> **Written task**:
Leave the pictures out and copy exactly the lines from the line containing "Generate a web" to the line containing "var font = 'Liberation", both lines included.

+--

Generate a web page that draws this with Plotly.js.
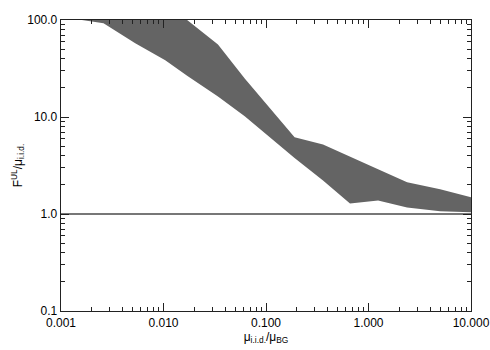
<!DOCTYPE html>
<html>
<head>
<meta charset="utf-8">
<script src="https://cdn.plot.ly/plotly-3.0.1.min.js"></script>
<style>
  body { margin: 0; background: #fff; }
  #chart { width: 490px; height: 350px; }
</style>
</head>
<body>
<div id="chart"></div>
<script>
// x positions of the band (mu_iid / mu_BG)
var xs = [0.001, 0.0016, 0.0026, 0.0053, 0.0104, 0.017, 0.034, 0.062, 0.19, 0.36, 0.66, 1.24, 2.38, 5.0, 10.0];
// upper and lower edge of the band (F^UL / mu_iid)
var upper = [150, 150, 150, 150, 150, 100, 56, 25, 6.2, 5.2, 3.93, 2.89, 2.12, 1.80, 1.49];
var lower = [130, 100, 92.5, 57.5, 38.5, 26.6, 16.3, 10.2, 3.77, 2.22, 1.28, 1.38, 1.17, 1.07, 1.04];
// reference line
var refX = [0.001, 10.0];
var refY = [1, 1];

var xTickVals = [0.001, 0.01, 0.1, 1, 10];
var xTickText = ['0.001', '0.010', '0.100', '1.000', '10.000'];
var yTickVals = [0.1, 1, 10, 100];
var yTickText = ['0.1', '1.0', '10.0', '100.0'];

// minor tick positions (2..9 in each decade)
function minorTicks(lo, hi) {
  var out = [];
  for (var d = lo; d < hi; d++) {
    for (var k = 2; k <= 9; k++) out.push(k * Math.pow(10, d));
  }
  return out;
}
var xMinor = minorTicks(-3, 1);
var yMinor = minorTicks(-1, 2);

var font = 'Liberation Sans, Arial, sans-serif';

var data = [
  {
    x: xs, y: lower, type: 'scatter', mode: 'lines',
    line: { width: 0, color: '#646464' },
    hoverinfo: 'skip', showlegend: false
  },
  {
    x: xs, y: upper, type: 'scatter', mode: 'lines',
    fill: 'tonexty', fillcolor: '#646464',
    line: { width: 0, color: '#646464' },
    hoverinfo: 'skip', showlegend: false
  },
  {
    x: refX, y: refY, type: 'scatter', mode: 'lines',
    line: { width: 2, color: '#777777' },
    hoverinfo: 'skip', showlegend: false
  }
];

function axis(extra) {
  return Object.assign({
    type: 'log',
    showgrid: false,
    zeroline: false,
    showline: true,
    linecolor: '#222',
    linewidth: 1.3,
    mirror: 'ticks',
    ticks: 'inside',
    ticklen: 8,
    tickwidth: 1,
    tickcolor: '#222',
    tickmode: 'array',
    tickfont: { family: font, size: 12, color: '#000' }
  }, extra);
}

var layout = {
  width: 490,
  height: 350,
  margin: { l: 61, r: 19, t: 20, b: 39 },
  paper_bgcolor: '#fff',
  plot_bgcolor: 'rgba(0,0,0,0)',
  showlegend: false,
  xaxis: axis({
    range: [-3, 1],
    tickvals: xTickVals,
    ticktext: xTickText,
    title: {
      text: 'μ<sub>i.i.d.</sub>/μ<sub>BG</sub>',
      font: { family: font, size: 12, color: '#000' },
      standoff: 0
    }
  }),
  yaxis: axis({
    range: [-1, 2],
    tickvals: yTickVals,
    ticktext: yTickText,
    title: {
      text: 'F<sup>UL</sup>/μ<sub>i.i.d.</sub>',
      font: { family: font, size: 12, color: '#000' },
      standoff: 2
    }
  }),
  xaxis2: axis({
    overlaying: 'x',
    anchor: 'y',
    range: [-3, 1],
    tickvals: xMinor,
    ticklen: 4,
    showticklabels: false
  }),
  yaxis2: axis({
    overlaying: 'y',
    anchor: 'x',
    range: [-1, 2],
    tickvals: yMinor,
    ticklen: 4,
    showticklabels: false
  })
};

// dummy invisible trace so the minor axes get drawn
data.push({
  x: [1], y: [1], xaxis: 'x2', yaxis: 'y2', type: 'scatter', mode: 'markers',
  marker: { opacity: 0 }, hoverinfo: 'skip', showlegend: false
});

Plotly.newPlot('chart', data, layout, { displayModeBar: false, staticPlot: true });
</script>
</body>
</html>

+--

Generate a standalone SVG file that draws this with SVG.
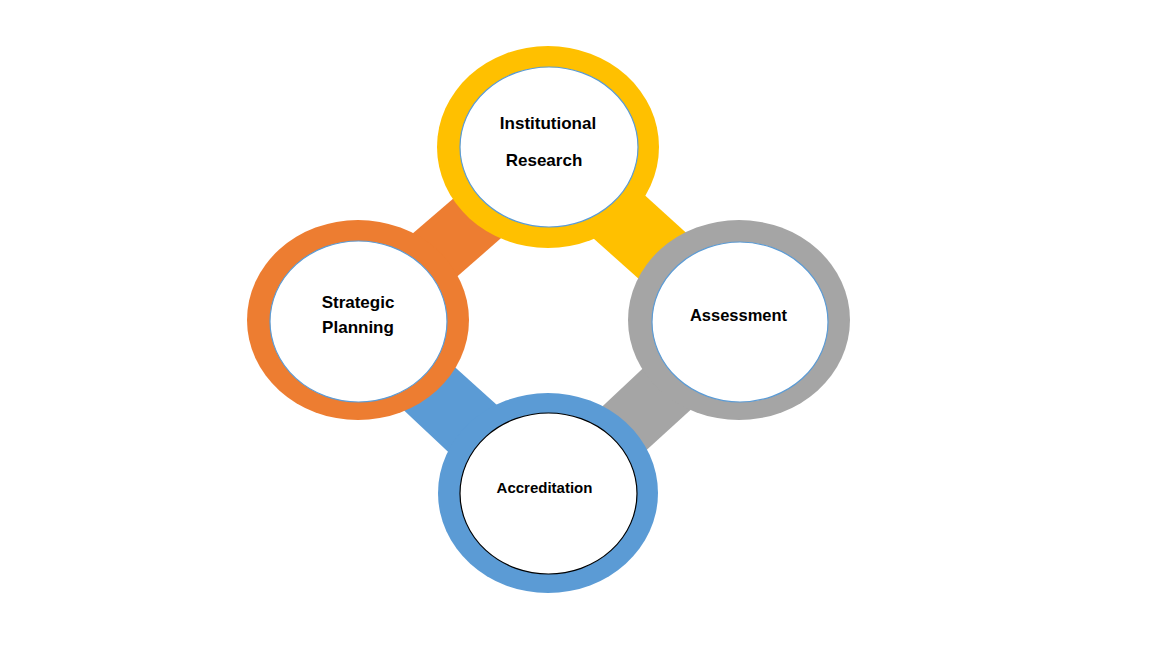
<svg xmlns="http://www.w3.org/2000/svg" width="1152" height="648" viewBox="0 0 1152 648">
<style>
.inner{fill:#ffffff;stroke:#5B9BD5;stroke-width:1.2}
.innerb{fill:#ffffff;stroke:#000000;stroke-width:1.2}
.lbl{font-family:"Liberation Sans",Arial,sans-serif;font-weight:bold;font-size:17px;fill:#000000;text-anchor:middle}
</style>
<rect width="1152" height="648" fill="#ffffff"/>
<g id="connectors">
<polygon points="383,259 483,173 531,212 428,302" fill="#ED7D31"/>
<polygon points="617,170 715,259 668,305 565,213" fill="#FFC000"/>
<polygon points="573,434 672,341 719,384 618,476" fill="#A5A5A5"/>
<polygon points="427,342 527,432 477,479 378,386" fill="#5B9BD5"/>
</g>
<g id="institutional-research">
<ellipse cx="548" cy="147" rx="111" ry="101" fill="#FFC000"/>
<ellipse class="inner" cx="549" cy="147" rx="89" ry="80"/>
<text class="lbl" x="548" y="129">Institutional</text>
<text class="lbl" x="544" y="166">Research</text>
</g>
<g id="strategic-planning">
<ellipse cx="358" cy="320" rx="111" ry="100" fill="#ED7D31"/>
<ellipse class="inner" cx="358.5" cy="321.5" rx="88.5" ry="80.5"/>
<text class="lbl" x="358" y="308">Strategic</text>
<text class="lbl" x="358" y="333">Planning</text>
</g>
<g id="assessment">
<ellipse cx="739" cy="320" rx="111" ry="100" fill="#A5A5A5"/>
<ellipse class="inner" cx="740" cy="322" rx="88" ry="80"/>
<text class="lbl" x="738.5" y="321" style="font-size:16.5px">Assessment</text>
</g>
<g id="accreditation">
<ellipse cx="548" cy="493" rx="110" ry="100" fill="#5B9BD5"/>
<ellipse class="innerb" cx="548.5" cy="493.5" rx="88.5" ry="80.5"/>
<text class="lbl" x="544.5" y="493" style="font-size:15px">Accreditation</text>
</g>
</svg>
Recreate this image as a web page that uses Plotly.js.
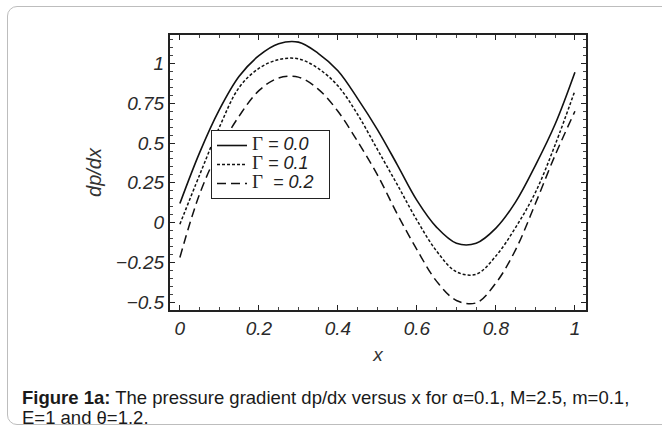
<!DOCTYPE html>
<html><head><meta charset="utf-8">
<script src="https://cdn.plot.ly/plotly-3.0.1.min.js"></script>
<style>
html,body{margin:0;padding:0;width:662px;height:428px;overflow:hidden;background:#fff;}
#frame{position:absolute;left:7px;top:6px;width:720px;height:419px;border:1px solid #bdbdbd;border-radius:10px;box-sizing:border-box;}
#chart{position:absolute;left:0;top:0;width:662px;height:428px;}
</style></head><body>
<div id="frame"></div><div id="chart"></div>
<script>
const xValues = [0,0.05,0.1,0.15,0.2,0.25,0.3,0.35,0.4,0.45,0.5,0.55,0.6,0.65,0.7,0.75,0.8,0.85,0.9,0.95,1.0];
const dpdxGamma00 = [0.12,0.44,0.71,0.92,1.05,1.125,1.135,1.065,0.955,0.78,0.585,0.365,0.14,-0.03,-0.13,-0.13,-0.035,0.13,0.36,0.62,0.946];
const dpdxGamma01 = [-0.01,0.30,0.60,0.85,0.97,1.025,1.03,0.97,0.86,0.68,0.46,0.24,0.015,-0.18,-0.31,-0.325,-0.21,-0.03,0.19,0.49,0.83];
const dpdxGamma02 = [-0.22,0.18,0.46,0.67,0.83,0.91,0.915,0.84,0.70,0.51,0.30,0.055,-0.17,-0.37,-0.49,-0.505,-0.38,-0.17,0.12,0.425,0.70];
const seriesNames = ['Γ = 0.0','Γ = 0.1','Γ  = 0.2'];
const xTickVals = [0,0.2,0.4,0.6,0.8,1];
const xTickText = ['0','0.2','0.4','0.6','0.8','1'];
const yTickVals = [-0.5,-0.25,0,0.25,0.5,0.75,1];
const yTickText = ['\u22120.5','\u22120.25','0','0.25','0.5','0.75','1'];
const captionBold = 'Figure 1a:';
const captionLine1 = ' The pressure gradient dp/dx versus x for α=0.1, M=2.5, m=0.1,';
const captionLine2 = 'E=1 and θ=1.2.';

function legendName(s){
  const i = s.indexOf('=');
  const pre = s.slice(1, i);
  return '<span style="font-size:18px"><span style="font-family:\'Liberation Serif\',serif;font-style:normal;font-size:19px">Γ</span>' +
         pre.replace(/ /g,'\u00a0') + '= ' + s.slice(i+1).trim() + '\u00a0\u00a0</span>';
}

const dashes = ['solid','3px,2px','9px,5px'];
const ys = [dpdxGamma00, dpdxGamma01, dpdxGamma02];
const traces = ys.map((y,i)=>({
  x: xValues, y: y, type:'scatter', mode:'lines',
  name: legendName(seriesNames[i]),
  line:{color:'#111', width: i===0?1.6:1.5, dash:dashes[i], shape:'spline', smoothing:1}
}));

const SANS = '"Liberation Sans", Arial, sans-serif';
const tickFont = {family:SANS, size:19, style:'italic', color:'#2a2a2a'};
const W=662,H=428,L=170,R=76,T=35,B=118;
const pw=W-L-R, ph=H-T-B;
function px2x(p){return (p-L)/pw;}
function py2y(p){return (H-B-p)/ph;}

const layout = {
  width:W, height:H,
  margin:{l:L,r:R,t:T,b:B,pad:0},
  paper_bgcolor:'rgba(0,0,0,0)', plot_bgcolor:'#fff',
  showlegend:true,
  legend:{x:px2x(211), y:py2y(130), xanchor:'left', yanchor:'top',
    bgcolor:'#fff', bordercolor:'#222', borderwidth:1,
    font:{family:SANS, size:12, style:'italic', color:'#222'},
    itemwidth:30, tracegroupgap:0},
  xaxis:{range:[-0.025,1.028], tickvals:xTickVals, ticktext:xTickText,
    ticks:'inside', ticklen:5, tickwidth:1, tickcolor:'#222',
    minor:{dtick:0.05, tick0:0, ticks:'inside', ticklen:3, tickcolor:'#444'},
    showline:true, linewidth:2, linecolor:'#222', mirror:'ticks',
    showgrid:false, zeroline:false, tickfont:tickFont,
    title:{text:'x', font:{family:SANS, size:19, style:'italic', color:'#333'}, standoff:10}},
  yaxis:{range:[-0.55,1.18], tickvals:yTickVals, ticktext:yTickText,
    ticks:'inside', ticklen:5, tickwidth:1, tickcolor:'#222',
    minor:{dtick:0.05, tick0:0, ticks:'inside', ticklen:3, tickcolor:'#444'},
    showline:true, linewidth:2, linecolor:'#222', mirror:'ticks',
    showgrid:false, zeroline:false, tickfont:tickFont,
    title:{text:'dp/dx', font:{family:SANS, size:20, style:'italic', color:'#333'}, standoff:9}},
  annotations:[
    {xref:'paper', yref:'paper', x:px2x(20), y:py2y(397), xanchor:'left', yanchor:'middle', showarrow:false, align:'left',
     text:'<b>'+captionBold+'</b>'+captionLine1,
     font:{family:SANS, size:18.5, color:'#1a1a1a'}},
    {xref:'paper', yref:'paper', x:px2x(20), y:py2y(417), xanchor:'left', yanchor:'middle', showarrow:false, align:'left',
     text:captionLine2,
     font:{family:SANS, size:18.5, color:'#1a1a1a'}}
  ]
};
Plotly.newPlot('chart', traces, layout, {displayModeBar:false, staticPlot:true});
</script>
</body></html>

+--

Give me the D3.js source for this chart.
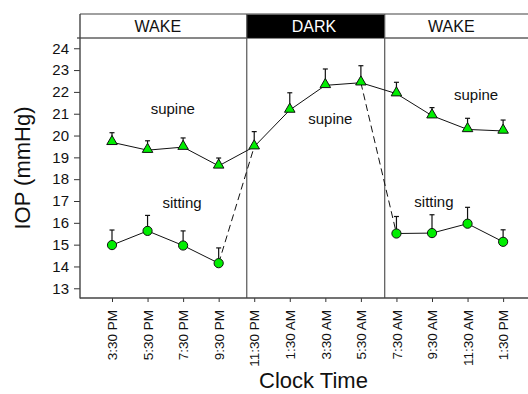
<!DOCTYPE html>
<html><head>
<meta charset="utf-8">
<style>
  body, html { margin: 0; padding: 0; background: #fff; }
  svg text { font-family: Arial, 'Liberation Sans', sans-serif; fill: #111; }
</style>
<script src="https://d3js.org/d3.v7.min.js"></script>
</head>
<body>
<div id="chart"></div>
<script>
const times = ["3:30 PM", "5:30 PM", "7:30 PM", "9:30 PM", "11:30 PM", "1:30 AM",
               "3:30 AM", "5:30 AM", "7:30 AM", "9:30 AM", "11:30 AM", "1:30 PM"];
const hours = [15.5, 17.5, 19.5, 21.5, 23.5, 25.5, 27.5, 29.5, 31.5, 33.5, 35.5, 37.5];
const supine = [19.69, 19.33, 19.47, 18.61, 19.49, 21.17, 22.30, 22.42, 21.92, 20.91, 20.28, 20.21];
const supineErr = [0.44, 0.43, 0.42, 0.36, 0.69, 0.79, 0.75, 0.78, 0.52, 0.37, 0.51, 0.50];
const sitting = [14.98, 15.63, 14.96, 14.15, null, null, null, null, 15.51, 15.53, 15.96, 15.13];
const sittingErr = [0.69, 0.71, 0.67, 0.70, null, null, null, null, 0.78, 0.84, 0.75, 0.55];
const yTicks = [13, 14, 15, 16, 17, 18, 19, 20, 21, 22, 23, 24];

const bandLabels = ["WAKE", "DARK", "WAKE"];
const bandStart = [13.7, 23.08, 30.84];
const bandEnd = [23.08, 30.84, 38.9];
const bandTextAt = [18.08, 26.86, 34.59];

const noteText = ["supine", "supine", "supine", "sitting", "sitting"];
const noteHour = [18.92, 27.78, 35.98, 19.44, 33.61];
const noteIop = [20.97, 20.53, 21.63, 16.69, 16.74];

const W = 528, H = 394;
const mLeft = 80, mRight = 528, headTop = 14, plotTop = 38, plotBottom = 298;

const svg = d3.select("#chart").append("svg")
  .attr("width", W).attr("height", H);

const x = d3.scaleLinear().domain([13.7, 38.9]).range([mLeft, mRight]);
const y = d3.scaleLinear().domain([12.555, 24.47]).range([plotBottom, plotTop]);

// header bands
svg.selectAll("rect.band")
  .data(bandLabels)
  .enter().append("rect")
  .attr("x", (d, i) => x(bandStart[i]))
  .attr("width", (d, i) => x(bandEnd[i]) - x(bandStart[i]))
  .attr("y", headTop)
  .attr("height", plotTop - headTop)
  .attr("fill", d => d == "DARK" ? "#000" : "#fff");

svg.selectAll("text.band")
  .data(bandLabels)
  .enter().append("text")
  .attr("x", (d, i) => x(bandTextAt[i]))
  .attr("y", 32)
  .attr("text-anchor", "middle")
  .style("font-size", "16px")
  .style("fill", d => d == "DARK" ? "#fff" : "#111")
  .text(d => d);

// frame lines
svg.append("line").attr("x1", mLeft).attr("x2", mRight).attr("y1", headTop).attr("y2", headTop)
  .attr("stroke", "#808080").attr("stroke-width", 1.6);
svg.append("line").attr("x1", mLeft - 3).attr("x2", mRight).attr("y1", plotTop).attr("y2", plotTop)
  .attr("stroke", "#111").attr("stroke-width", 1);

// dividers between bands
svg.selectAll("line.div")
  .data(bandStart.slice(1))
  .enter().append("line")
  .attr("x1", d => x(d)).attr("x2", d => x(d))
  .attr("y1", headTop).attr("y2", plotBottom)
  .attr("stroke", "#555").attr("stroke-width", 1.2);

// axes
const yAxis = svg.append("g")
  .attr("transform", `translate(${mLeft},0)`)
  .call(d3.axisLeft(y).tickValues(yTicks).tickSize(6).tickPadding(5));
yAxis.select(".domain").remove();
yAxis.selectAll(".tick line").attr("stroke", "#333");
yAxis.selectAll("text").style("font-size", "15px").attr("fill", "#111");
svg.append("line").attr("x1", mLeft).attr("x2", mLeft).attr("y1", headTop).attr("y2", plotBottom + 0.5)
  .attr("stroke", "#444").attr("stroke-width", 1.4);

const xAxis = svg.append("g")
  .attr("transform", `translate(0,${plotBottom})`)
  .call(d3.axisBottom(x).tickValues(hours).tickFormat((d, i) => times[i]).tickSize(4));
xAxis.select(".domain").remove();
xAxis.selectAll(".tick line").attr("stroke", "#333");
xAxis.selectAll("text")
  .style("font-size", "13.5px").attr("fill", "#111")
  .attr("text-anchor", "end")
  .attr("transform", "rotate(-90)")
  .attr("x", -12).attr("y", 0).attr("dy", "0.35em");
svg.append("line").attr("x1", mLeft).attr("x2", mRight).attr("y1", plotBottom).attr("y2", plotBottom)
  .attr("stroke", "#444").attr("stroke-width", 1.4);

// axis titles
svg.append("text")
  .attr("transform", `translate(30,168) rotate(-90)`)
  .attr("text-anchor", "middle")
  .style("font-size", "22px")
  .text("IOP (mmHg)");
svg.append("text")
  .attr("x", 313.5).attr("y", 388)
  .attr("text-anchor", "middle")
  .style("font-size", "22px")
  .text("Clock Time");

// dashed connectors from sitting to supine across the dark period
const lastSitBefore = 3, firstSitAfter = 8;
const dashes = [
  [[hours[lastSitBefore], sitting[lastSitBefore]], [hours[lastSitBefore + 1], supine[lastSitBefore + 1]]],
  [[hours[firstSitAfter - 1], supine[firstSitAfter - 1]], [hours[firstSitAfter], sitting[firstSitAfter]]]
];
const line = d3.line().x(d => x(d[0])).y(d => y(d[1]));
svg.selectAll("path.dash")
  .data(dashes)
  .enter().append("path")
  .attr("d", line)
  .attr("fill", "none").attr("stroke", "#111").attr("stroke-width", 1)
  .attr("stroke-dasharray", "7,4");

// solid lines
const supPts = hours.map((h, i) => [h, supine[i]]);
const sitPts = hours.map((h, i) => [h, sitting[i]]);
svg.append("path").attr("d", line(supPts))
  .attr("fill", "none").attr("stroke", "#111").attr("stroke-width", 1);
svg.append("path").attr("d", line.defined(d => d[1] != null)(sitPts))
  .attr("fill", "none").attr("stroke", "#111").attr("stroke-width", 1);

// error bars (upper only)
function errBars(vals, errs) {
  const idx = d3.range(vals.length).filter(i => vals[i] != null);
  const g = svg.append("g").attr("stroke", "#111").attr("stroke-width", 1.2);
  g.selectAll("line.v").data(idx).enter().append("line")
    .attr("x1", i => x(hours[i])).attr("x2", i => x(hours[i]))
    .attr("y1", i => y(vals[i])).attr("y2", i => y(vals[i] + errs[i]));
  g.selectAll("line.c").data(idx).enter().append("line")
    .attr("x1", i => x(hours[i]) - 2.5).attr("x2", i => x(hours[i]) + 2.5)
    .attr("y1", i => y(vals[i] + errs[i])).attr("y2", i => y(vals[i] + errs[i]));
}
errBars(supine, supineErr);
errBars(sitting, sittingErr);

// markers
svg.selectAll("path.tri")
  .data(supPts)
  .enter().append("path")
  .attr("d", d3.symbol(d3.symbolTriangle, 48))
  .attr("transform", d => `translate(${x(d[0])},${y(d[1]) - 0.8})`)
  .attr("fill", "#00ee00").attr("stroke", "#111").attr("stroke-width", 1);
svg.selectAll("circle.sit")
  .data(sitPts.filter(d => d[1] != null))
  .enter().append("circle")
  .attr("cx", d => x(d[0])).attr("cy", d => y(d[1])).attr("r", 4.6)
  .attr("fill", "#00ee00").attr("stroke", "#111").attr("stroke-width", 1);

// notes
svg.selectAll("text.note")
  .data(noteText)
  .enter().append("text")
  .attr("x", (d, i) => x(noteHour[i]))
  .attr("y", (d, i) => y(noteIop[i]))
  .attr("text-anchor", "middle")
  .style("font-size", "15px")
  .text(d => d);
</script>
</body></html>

+--

> **Exercise response**:
Generate a web page that draws this with Plotly.js.
<!DOCTYPE html>
<html>
<head>
<meta charset="utf-8">
<script src="https://cdn.plot.ly/plotly-3.0.1.min.js"></script>
<style>
  body { margin: 0; background: #fff; }
  #chart { width: 490px; height: 350px; }
</style>
</head>
<body>
<div id="chart"></div>
<script>
// x positions of the band (mu_iid / mu_BG)
var xs = [0.001, 0.0016, 0.0026, 0.0053, 0.0104, 0.017, 0.034, 0.062, 0.19, 0.36, 0.66, 1.24, 2.38, 5.0, 10.0];
// upper and lower edge of the band (F^UL / mu_iid)
var upper = [150, 150, 150, 150, 150, 100, 56, 25, 6.2, 5.2, 3.93, 2.89, 2.12, 1.80, 1.49];
var lower = [130, 100, 92.5, 57.5, 38.5, 26.6, 16.3, 10.2, 3.77, 2.22, 1.28, 1.38, 1.17, 1.07, 1.04];
// reference line
var refX = [0.001, 10.0];
var refY = [1, 1];

var xTickVals = [0.001, 0.01, 0.1, 1, 10];
var xTickText = ['0.001', '0.010', '0.100', '1.000', '10.000'];
var yTickVals = [0.1, 1, 10, 100];
var yTickText = ['0.1', '1.0', '10.0', '100.0'];

// minor tick positions (2..9 in each decade)
function minorTicks(lo, hi) {
  var out = [];
  for (var d = lo; d < hi; d++) {
    for (var k = 2; k <= 9; k++) out.push(k * Math.pow(10, d));
  }
  return out;
}
var xMinor = minorTicks(-3, 1);
var yMinor = minorTicks(-1, 2);

var font = 'Liberation Sans, Arial, sans-serif';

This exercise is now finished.